For years, the factory has deteriorated to a point of practically no return – ceilings crumble, walls shake with each gust of wind and almost every window now remains only an opening. It’s sad to see these places go, but to know that we have at least saved their life and story within these photographs is a good feeling – it is why we do what we do. These places will not be here forever.

The factory normally known as “the duck factory” was an abandoned branch of Woodhill Supply Inc. The building has sat vacant for years and continued to progressively collapse further and further in on itself. The factory was known for a mystery –  an odd abundance of rubber ducks, which over years had been taken as souvenirs by explorers, photographers and others.
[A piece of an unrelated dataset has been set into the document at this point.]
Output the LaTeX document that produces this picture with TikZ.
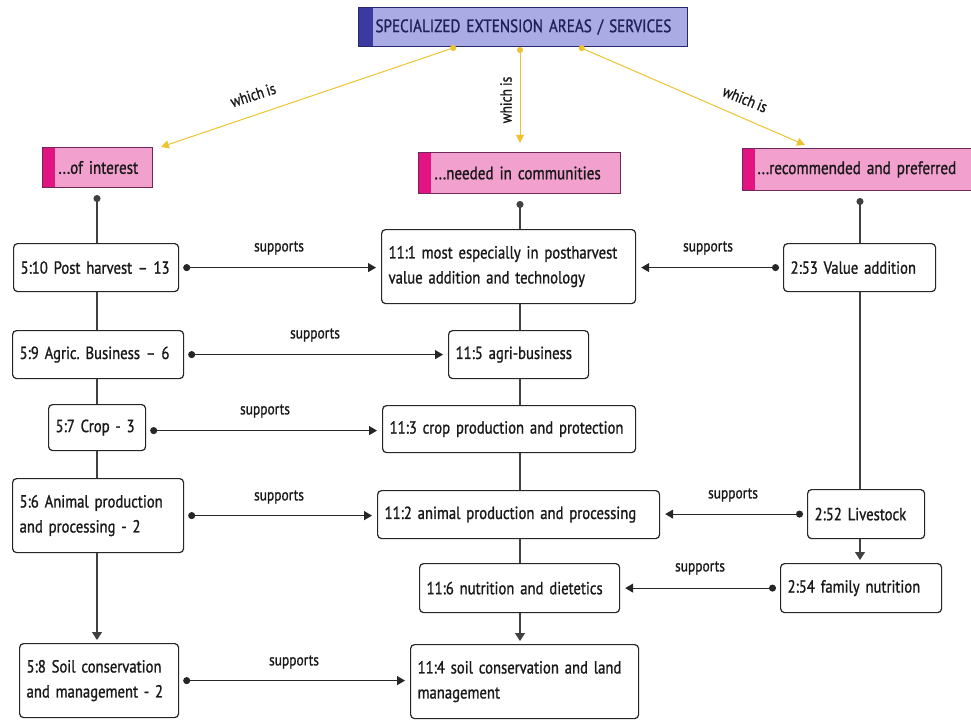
\documentclass[tikz,border=0pt]{standalone}
\usepackage{fontspec}
\setmainfont{PT Sans}[FakeStretch=0.84, FakeBold=1.1, WordSpace=0.85]
\usetikzlibrary{arrows.meta,calc}
\definecolor{hdrfill}{RGB}{170,170,228}
\definecolor{hdrstrip}{RGB}{58,58,160}
\definecolor{hdrline}{RGB}{40,40,110}
\definecolor{catfill}{RGB}{242,160,206}
\definecolor{catstrip}{RGB}{226,20,130}
\definecolor{catline}{RGB}{110,40,90}
\definecolor{yel}{RGB}{236,196,50}
\definecolor{txt}{RGB}{25,25,25}
\tikzset{
  box/.style={draw=black!85, line width=1.2pt, rounded corners=4pt, fill=white,
    align=left, inner xsep=7pt, inner ysep=0pt, anchor=north west,
    font=\fontsize{17.5}{25}\selectfont, text=txt},
  catbox/.style={draw=catline, line width=1pt, fill=catfill, anchor=north west,
    align=left, inner xsep=0pt, inner ysep=0pt, font=\fontsize{18}{20}\selectfont, text=black!90,
    path picture={\fill[catstrip] (path picture bounding box.south west) rectangle ([xshift=12pt]path picture bounding box.north west);}},
  hdrbox/.style={draw=hdrline, line width=1pt, fill=hdrfill, anchor=north west,
    align=left, inner xsep=0pt, inner ysep=0pt, font=\fontsize{18}{20}\selectfont, text=hdrline!80!black,
    path picture={\fill[hdrstrip] (path picture bounding box.south west) rectangle ([xshift=14pt]path picture bounding box.north west);}},
  lbl/.style={font=\fontsize{16}{18}\selectfont, text=txt, inner sep=0pt},
  sup/.style={line width=1.1pt, draw=black!85, {Circle[length=7pt]}-{Triangle[length=8pt,width=9pt]}, shorten <=4pt, shorten >=5pt},
  spine/.style={line width=1.1pt, draw=black!75},
  spinedot/.style={line width=1.1pt, draw=black!75, {Circle[length=7pt]}-, shorten <=7pt},
  spinearr/.style={line width=1.1pt, draw=black!75, -{Triangle[length=8pt,width=10pt]}, shorten >=3pt},
  yarr/.style={line width=1pt, draw=yel, {Circle[length=6pt]}-{Triangle[length=8pt,width=8pt]}},
}
\frenchspacing
\begin{document}
\begin{tikzpicture}[x=1pt,y=-1pt]
\useasboundingbox[fill=white] (0,0) rectangle (971,722);

% header
\node[hdrbox, text width=329pt, minimum height=39pt] (hdr) at (358,7) {\hspace*{17pt}SPECIALIZED EXTENSION AREAS / SERVICES};

% categories
\node[catbox, text width=110pt, minimum height=40pt] (cat1) at (42,147) {\hspace*{16pt}...of interest};
\node[catbox, text width=202pt, minimum height=41pt] (cat2) at (418,152) {\hspace*{16pt}...needed in communities};
\node[catbox, text width=245pt, minimum height=42pt] (cat3) at (742,148) {\hspace*{15pt}...recommended and preferred};

% spine coordinates
\coordinate (lx) at (97,0);
\coordinate (mx) at (520,0);
\coordinate (rx) at (860,0);

% left column
\node[box, text width=151pt, minimum height=48pt] (n510) at (13,243) {5:10 Post harvest -- 13};
\node[box, text width=157pt, minimum height=48pt] (n59) at (12,330) {5:9 Agric. Business -- 6};
\node[box, text width=83pt, minimum height=46pt] (n57) at (48,404) {5:7 Crop - 3};
\node[box, text width=157pt, minimum height=74pt] (n56) at (12,478) {5:6 Animal production\\and processing - 2};
\node[box, text width=145pt, minimum height=74pt] (n58) at (19,643) {5:8 Soil conservation\\and management - 2};

% middle column
\node[box, text width=240pt, minimum height=74pt] (n111) at (381,229) {11:1 most especially in postharvest\\value addition and technology};
\node[box, text width=126pt, minimum height=48pt] (n115) at (448,330) {11:5 agri-business};
\node[box, text width=239pt, minimum height=47pt] (n113) at (382,405) {11:3 crop production and protection};
\node[box, text width=268pt, minimum height=48pt] (n112) at (377,490) {11:2 animal production and processing};
\node[box, text width=186pt, minimum height=49pt] (n116) at (419,563) {11:6 nutrition and dietetics};
\node[box, text width=214pt, minimum height=74pt] (n114) at (410,644) {11:4 soil conservation and land\\management};

% right column
\node[box, text width=138pt, minimum height=48pt] (n253) at (783,243) {2:53 Value addition};
\node[box, text width=103pt, minimum height=49pt] (n252) at (807,489) {2:52 Livestock};
\node[box, text width=147pt, minimum height=49pt] (n254) at (780,563) {2:54 family nutrition};

% yellow "which is" connectors
\draw[yarr] ([xshift=-67pt]hdr.south) -- ([xshift=8pt,yshift=0pt]cat1.north east);
\draw[yarr] ([xshift=0pt]hdr.south -| mx) -- ([yshift=9pt]cat2.north -| mx);
\draw[yarr] ([xshift=56pt]hdr.south) -- ([xshift=63pt,yshift=3pt]cat3.north west);
\node[lbl, rotate=18] at (253,95) {which is};
\node[lbl, rotate=90] at (506,100) {which is};
\node[lbl, rotate=-22] at (745,99) {which is};

% left spine
\draw[spinedot] (cat1.south -| lx) -- (n510.north -| lx);
\draw[spine] (n510.south -| lx) -- (n59.north -| lx);
\draw[spine] (n59.south -| lx) -- (n57.north -| lx);
\draw[spine] (n57.south -| lx) -- (n56.north -| lx);
\draw[spinearr] (n56.south -| lx) -- (n58.north -| lx);

% middle spine
\draw[spinedot] (cat2.south -| mx) -- (n111.north -| mx);
\draw[spine] (n111.south -| mx) -- (n115.north -| mx);
\draw[spine] (n115.south -| mx) -- (n113.north -| mx);
\draw[spine] (n113.south -| mx) -- (n112.north -| mx);
\draw[spine] (n112.south -| mx) -- (n116.north -| mx);
\draw[spinearr] (n116.south -| mx) -- (n114.north -| mx);

% right spine
\draw[spinedot] (cat3.south -| rx) -- (n253.north -| rx);
\draw[spine] (n253.south -| rx) -- (n252.north -| rx);
\draw[spinearr] (n252.south -| rx) -- (n254.north -| rx);

% supports connectors
\draw[sup] (n510.east) -- (n510.east -| n111.west);
\draw[sup] (n59.east) -- (n59.east -| n115.west);
\draw[sup] ([yshift=-3pt]n57.east) -- ([yshift=-3pt]n57.east -| n113.west);
\draw[sup] (n56.east) -- (n56.east -| n112.west);
\draw[sup] (n58.east) -- (n58.east -| n114.west);
\draw[sup] (n253.west) -- (n253.west -| n111.east);
\draw[sup] (n252.west) -- (n252.west -| n112.east);
\draw[sup] (n254.west) -- (n254.west -| n116.east);

\node[lbl] at (279,248) {supports};
\node[lbl] at (315,335) {supports};
\node[lbl] at (265,411) {supports};
\node[lbl] at (279,497) {supports};
\node[lbl] at (294,662) {supports};
\node[lbl] at (708,248) {supports};
\node[lbl] at (733,495) {supports};
\node[lbl] at (700,568) {supports};
\end{tikzpicture}
\end{document}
I was never able to visit in the warm weather, and I’m quite sad I never did.


Woodhill supply occupied the space for nearly 50 years, before deciding that upkeep was far too expensive. The small streets issued further problems, being far too difficult for their large trucks to maneuver. The rectangular cut-outs in the floor showcase some of this buildings history, as in the 20th century, the space was used to perform streetcar maintenance. Once Cleveland eliminated streetcars from the transportation system during the 1950s, Woodhill Supply quickly took over the vacancy starting in the early 1960s. For nearly 50 years, Woodhill Supply operated out of these grounds until 2011, when the roof began to give way. This was when the upkeep costs were brought into the equation, the debate about small street issues following. Woodhill Supply Inc. is a distributor for plumbing equipment, HVAC, PVF and other tools.
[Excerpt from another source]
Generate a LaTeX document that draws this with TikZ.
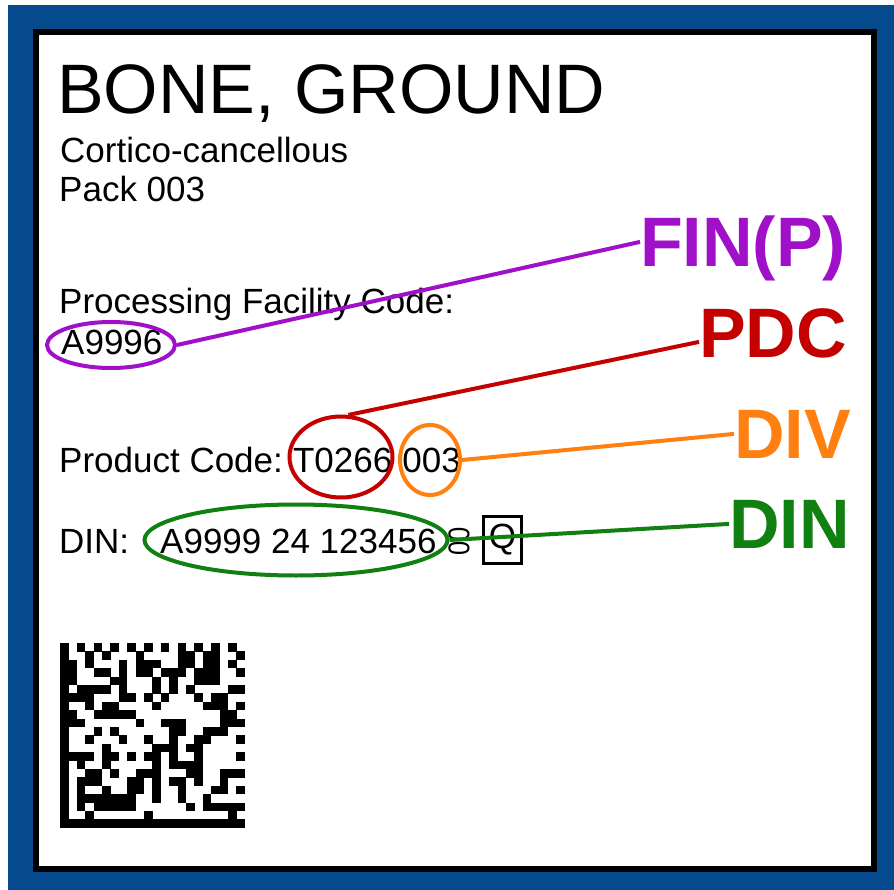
\documentclass[tikz,border=0pt]{standalone}
\usepackage{fontspec}
\setmainfont{Liberation Sans}
\usetikzlibrary{shapes.geometric,calc}
\definecolor{frameblue}{RGB}{4,74,140}
\definecolor{finpc}{RGB}{160,16,200}
\definecolor{pdcc}{RGB}{196,0,0}
\definecolor{divc}{RGB}{255,128,16}
\definecolor{dinc}{RGB}{16,128,16}
\newcount\dmcol
\def\dmrow{0}
\def\dmparse#1{\ifx#1\relax\else\ifnum#1=1 \fill[black] (60+8.4*\the\dmcol,643+8.4*\dmrow) rectangle ++(8.55,8.55);\fi\advance\dmcol by 1 \expandafter\dmparse\fi}
\newcommand\dmline[2]{\def\dmrow{#1}\dmcol=0 \dmparse#2\relax}
\begin{document}
\begin{tikzpicture}[x=1pt,y=-1pt,
  txt/.style={anchor=base west,inner sep=0pt,font=\fontsize{35}{40}\selectfont},
  tag/.style={anchor=base west,inner sep=0pt,font=\fontsize{70}{80}\selectfont\bfseries},
  ring/.style={ellipse,draw,line width=4pt,inner sep=0pt},
  lead/.style={line width=4pt}]
\useasboundingbox (0,0) rectangle (894,890);
\fill[white] (0,0) rectangle (894,890);
\fill[frameblue] (8,5) rectangle (894,890);
\draw[line width=6pt,fill=white] (36,32) rectangle (874,869);
% texts
\node[anchor=base west,inner sep=0pt,font=\fontsize{70}{80}\selectfont] (title) at (57,114) {BONE, GROUND};
\node[txt] (sub) at (60,163) {Cortico-cancellous};
\node[txt] (pack) at (59,202) {Pack 003};
\node[txt] (pfc) at (59,314) {Processing Facility Code:};
\node[txt] (a9996) at (61,355) {A9996};
\node[txt] (pc) at (59,472) {Product Code:};
\node[txt] (t0266) at ([xshift=9.7pt]pc.base east) {T0266};
\node[txt] (d003) at ([xshift=9.7pt]t0266.base east) {003};
\node[txt] (din) at (59,553) {DIN:};
\node[txt] (dinnum) at (160,553) {A9999 24 123456};
\node[inner sep=0pt,rotate=90,xscale=0.85,font=\fontsize{30}{34}\selectfont] (flag) at (459,541) {00};
\node[draw,line width=3pt,minimum width=38pt,minimum height=47pt,inner sep=0pt,font=\fontsize{35}{40}\selectfont] (qbox) at (502.5,540) {Q};
% labels
\node[tag,text=finpc] (finp) at (640,267) {FIN(P)};
\node[tag,text=pdcc] (pdc) at (699,358) {PDC};
\node[tag,text=divc] (div) at (734,458) {DIV};
\node[tag,text=dinc] (dinlab) at (729,548) {DIN};
% rings
\node[ring,draw=finpc,minimum width=128pt,minimum height=46pt] (eA) at (111,345) {};
\node[ring,draw=pdcc,minimum width=103pt,minimum height=81pt] (eT) at (341,457) {};
\node[ring,draw=divc,minimum width=60pt,minimum height=70pt] (eV) at (430,460) {};
\node[ring,draw=dinc,minimum width=303pt,minimum height=71pt] (eD) at (296,540) {};
% leaders
\draw[lead,finpc] (eA.east) -- ([yshift=7pt]finp.west);
\draw[lead,pdcc] (eT.80) -- ([yshift=-8pt]pdc.west);
\draw[lead,divc] (eV.east) -- (div.west);
\draw[lead,dinc] (eD.east) -- (dinlab.west);
% data matrix
\dmline{0}{1010101010101010101010}
\dmline{1}{1001010001000011011001}
\dmline{2}{1101000101110011011010}
\dmline{3}{1100110101101110111001}
\dmline{4}{1100001100010100111000}
\dmline{5}{1011110100010101000011}
\dmline{6}{1111000110101000101100}
\dmline{7}{1001011000010000011101}
\dmline{8}{1100111110000000000110}
\dmline{9}{1110000001001110000111}
\dmline{10}{1000101000000110011100}
\dmline{11}{1001000100100100110001}
\dmline{12}{1000010000011101100000}
\dmline{13}{1111011010110100100001}
\dmline{14}{1010010000010111100000}
\dmline{15}{1001101001110001100111}
\dmline{16}{1011100011010110100100}
\dmline{17}{1010010011010010001101}
\dmline{18}{1011111110010010010000}
\dmline{19}{1010111110000001011111}
\dmline{20}{1001000000100000000010}
\dmline{21}{1111111111111111111111}
\end{tikzpicture}
\end{document}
15 to 20 years ago now, a company approached Woodhill to use part of the grounds as storage, storing hundreds upon hundreds of rubber ducks, meant to be used originally at a Red Cross event. This even was never documented, and most likely never even came to fruition.

Duck Factory Fire

Today – September 27, 2015 – the fire burned on as streets filled with smoke. An apocalyptic aura was drawn over the neighborhood surrounding as smoke billowed from broken walls. Teams worked hard to put out the blaze, and it was said that one firefighter was injured during the process today. A charred smell fills the air of numerous Cleveland streets, all the way throughout Little Italy. This factory will be missed, but may live on through the photographs. With only my cellphone available, I tried to capture today’s scene as well as I could.

Duck Factory Fire

Duck Factory Fire

Duck Factory Fire

Duck Factory Fire

Duck Factory Fire

Duck Factory Fire



4 thoughts on “Rubber Ducky, You Were the One

  1. I live in Ontario Canada and when I first saw the photos of all those ducks I noticed all the writing on the bottoms( I assume they are numbers). You see here we held a race. I forget how much but you could buy a duck and it would be numbered and entered into a race. The were all released into the river and the first place won money. This was held several years back. If I remember correctly it was called “The Great Duck Race”. It was held on the Kamanistiqua River. It was so cool seeing thousands of ducks going under the bridges. Then you mentioned the Heart and Stroke Foundation storing them there. Would they ship them all the way from Northern Ontario just to store them? You said that you found no information about the HSF doing anything with them so that’s why I wonder if their from here?